Copy all the data exactly, except the pictures.

• Exercise data
****************************************

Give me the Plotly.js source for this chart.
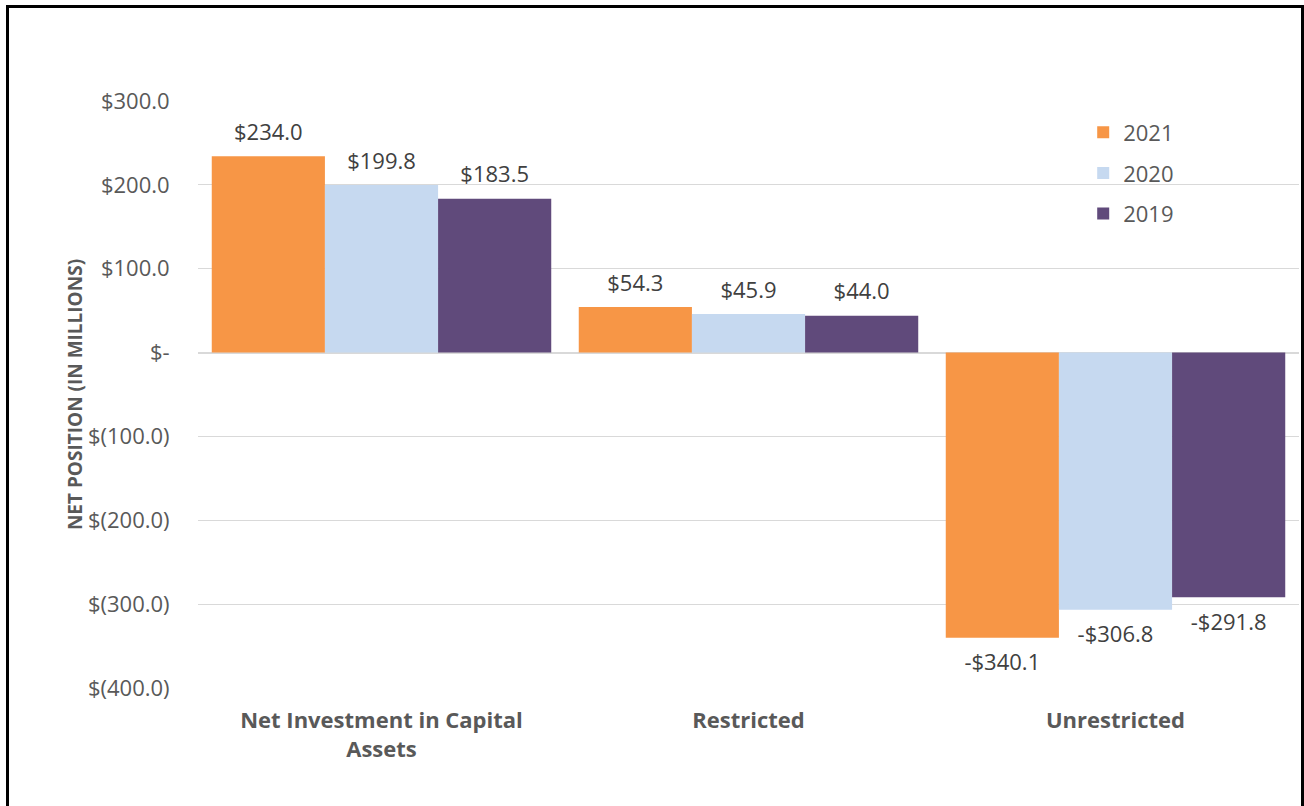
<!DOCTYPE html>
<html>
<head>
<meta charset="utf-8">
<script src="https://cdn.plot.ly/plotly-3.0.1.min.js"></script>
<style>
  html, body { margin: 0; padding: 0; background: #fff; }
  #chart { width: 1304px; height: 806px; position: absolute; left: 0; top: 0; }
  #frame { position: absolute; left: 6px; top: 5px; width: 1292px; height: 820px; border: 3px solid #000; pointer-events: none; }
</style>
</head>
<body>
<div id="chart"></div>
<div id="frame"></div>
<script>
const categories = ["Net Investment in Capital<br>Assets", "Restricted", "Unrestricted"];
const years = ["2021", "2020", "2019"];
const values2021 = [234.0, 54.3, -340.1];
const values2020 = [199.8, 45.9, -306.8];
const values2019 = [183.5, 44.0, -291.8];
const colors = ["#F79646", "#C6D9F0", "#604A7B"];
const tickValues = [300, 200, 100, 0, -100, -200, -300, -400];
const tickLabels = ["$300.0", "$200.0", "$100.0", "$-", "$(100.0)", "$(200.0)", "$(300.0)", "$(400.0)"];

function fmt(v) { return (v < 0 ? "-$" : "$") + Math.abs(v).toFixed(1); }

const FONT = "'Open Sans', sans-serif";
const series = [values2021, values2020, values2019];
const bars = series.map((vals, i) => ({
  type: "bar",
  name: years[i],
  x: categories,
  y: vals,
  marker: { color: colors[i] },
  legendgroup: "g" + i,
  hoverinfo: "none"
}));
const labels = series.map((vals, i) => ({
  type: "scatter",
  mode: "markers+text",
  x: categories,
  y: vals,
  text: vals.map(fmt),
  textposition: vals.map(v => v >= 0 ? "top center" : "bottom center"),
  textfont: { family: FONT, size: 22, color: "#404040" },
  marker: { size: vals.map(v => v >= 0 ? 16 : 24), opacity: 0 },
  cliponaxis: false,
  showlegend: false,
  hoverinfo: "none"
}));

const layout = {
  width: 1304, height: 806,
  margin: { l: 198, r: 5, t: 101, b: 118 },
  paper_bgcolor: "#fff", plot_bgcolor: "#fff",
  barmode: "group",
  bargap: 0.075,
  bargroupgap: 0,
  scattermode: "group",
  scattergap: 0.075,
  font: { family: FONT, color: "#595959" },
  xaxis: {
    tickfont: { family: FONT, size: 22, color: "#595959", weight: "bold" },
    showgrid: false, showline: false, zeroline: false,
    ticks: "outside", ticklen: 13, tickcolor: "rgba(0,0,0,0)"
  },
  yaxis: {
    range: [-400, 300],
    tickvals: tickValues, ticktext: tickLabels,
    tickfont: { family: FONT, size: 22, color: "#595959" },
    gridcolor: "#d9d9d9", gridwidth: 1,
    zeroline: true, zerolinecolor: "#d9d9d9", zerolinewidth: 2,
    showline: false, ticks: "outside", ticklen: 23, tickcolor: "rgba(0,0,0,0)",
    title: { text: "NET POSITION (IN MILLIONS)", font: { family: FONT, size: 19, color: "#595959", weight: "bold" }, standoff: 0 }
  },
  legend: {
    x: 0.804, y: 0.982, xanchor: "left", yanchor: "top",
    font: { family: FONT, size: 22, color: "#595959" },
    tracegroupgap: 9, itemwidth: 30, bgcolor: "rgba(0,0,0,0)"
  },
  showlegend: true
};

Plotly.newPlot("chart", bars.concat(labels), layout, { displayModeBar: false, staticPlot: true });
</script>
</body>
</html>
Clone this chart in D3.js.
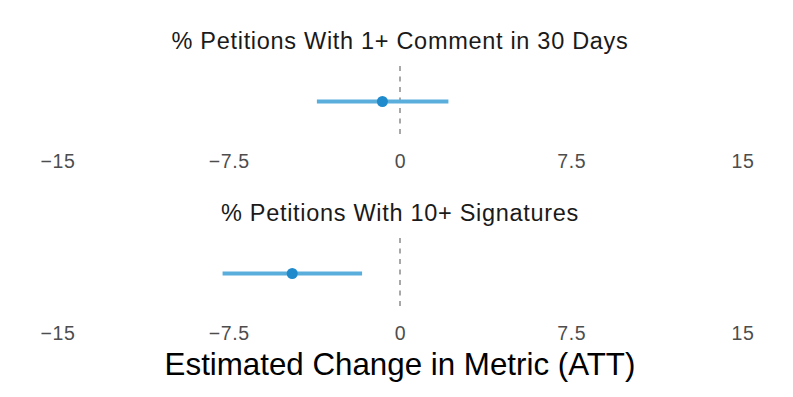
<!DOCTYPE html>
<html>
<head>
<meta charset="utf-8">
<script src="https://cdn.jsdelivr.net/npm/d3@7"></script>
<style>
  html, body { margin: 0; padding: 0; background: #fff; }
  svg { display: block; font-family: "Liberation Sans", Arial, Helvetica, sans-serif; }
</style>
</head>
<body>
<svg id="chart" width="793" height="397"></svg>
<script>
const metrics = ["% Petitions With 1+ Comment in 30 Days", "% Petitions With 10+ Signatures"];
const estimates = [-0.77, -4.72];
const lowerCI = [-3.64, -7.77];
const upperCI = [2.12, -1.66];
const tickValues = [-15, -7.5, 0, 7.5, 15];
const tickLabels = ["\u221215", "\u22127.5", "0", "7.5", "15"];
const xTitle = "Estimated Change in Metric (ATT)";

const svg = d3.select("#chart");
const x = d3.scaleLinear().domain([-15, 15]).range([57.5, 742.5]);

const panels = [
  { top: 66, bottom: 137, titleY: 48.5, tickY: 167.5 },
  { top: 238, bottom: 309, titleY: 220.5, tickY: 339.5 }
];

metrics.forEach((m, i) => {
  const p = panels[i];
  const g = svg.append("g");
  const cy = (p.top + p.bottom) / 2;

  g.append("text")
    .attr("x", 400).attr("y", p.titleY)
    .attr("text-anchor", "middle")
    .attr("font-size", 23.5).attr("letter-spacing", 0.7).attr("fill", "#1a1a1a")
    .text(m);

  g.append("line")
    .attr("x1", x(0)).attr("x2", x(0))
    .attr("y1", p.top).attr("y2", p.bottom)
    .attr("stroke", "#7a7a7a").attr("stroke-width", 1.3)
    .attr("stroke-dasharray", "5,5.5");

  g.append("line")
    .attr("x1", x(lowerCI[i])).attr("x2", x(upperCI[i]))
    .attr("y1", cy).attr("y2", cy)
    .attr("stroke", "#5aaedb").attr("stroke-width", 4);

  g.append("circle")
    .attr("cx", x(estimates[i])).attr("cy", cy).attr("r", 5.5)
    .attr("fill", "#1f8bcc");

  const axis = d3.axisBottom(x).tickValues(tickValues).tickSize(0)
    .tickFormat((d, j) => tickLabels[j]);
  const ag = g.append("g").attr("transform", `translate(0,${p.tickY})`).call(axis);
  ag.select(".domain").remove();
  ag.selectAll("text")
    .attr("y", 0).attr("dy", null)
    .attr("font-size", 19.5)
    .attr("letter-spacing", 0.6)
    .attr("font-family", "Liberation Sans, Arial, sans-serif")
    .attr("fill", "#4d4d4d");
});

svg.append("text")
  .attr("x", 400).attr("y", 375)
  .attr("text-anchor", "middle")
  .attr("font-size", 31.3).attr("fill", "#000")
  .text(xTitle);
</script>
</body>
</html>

****************************************

• Full output
Give me the Plotly.js source for this chart.
<!DOCTYPE html>
<html>
<head>
<meta charset="utf-8">
<script src="https://cdn.plot.ly/plotly-3.0.1.min.js"></script>
<style>
  html, body { margin: 0; padding: 0; background: #fff; }
  #chart { width: 1304px; height: 806px; position: absolute; left: 0; top: 0; }
  #frame { position: absolute; left: 6px; top: 5px; width: 1292px; height: 820px; border: 3px solid #000; pointer-events: none; }
</style>
</head>
<body>
<div id="chart"></div>
<div id="frame"></div>
<script>
const categories = ["Net Investment in Capital<br>Assets", "Restricted", "Unrestricted"];
const years = ["2021", "2020", "2019"];
const values2021 = [234.0, 54.3, -340.1];
const values2020 = [199.8, 45.9, -306.8];
const values2019 = [183.5, 44.0, -291.8];
const colors = ["#F79646", "#C6D9F0", "#604A7B"];
const tickValues = [300, 200, 100, 0, -100, -200, -300, -400];
const tickLabels = ["$300.0", "$200.0", "$100.0", "$-", "$(100.0)", "$(200.0)", "$(300.0)", "$(400.0)"];

function fmt(v) { return (v < 0 ? "-$" : "$") + Math.abs(v).toFixed(1); }

const FONT = "'Open Sans', sans-serif";
const series = [values2021, values2020, values2019];
const bars = series.map((vals, i) => ({
  type: "bar",
  name: years[i],
  x: categories,
  y: vals,
  marker: { color: colors[i] },
  legendgroup: "g" + i,
  hoverinfo: "none"
}));
const labels = series.map((vals, i) => ({
  type: "scatter",
  mode: "markers+text",
  x: categories,
  y: vals,
  text: vals.map(fmt),
  textposition: vals.map(v => v >= 0 ? "top center" : "bottom center"),
  textfont: { family: FONT, size: 22, color: "#404040" },
  marker: { size: vals.map(v => v >= 0 ? 16 : 24), opacity: 0 },
  cliponaxis: false,
  showlegend: false,
  hoverinfo: "none"
}));

const layout = {
  width: 1304, height: 806,
  margin: { l: 198, r: 5, t: 101, b: 118 },
  paper_bgcolor: "#fff", plot_bgcolor: "#fff",
  barmode: "group",
  bargap: 0.075,
  bargroupgap: 0,
  scattermode: "group",
  scattergap: 0.075,
  font: { family: FONT, color: "#595959" },
  xaxis: {
    tickfont: { family: FONT, size: 22, color: "#595959", weight: "bold" },
    showgrid: false, showline: false, zeroline: false,
    ticks: "outside", ticklen: 13, tickcolor: "rgba(0,0,0,0)"
  },
  yaxis: {
    range: [-400, 300],
    tickvals: tickValues, ticktext: tickLabels,
    tickfont: { family: FONT, size: 22, color: "#595959" },
    gridcolor: "#d9d9d9", gridwidth: 1,
    zeroline: true, zerolinecolor: "#d9d9d9", zerolinewidth: 2,
    showline: false, ticks: "outside", ticklen: 23, tickcolor: "rgba(0,0,0,0)",
    title: { text: "NET POSITION (IN MILLIONS)", font: { family: FONT, size: 19, color: "#595959", weight: "bold" }, standoff: 0 }
  },
  legend: {
    x: 0.804, y: 0.982, xanchor: "left", yanchor: "top",
    font: { family: FONT, size: 22, color: "#595959" },
    tracegroupgap: 9, itemwidth: 30, bgcolor: "rgba(0,0,0,0)"
  },
  showlegend: true
};

Plotly.newPlot("chart", bars.concat(labels), layout, { displayModeBar: false, staticPlot: true });
</script>
</body>
</html>
Clone this chart in D3.js.
<!DOCTYPE html>
<html>
<head>
<meta charset="utf-8">
<script src="https://cdn.jsdelivr.net/npm/d3@7"></script>
<style>
  html, body { margin: 0; padding: 0; background: #fff; }
  svg { display: block; font-family: "Liberation Sans", Arial, Helvetica, sans-serif; }
</style>
</head>
<body>
<svg id="chart" width="793" height="397"></svg>
<script>
const metrics = ["% Petitions With 1+ Comment in 30 Days", "% Petitions With 10+ Signatures"];
const estimates = [-0.77, -4.72];
const lowerCI = [-3.64, -7.77];
const upperCI = [2.12, -1.66];
const tickValues = [-15, -7.5, 0, 7.5, 15];
const tickLabels = ["\u221215", "\u22127.5", "0", "7.5", "15"];
const xTitle = "Estimated Change in Metric (ATT)";

const svg = d3.select("#chart");
const x = d3.scaleLinear().domain([-15, 15]).range([57.5, 742.5]);

const panels = [
  { top: 66, bottom: 137, titleY: 48.5, tickY: 167.5 },
  { top: 238, bottom: 309, titleY: 220.5, tickY: 339.5 }
];

metrics.forEach((m, i) => {
  const p = panels[i];
  const g = svg.append("g");
  const cy = (p.top + p.bottom) / 2;

  g.append("text")
    .attr("x", 400).attr("y", p.titleY)
    .attr("text-anchor", "middle")
    .attr("font-size", 23.5).attr("letter-spacing", 0.7).attr("fill", "#1a1a1a")
    .text(m);

  g.append("line")
    .attr("x1", x(0)).attr("x2", x(0))
    .attr("y1", p.top).attr("y2", p.bottom)
    .attr("stroke", "#7a7a7a").attr("stroke-width", 1.3)
    .attr("stroke-dasharray", "5,5.5");

  g.append("line")
    .attr("x1", x(lowerCI[i])).attr("x2", x(upperCI[i]))
    .attr("y1", cy).attr("y2", cy)
    .attr("stroke", "#5aaedb").attr("stroke-width", 4);

  g.append("circle")
    .attr("cx", x(estimates[i])).attr("cy", cy).attr("r", 5.5)
    .attr("fill", "#1f8bcc");

  const axis = d3.axisBottom(x).tickValues(tickValues).tickSize(0)
    .tickFormat((d, j) => tickLabels[j]);
  const ag = g.append("g").attr("transform", `translate(0,${p.tickY})`).call(axis);
  ag.select(".domain").remove();
  ag.selectAll("text")
    .attr("y", 0).attr("dy", null)
    .attr("font-size", 19.5)
    .attr("letter-spacing", 0.6)
    .attr("font-family", "Liberation Sans, Arial, sans-serif")
    .attr("fill", "#4d4d4d");
});

svg.append("text")
  .attr("x", 400).attr("y", 375)
  .attr("text-anchor", "middle")
  .attr("font-size", 31.3).attr("fill", "#000")
  .text(xTitle);
</script>
</body>
</html>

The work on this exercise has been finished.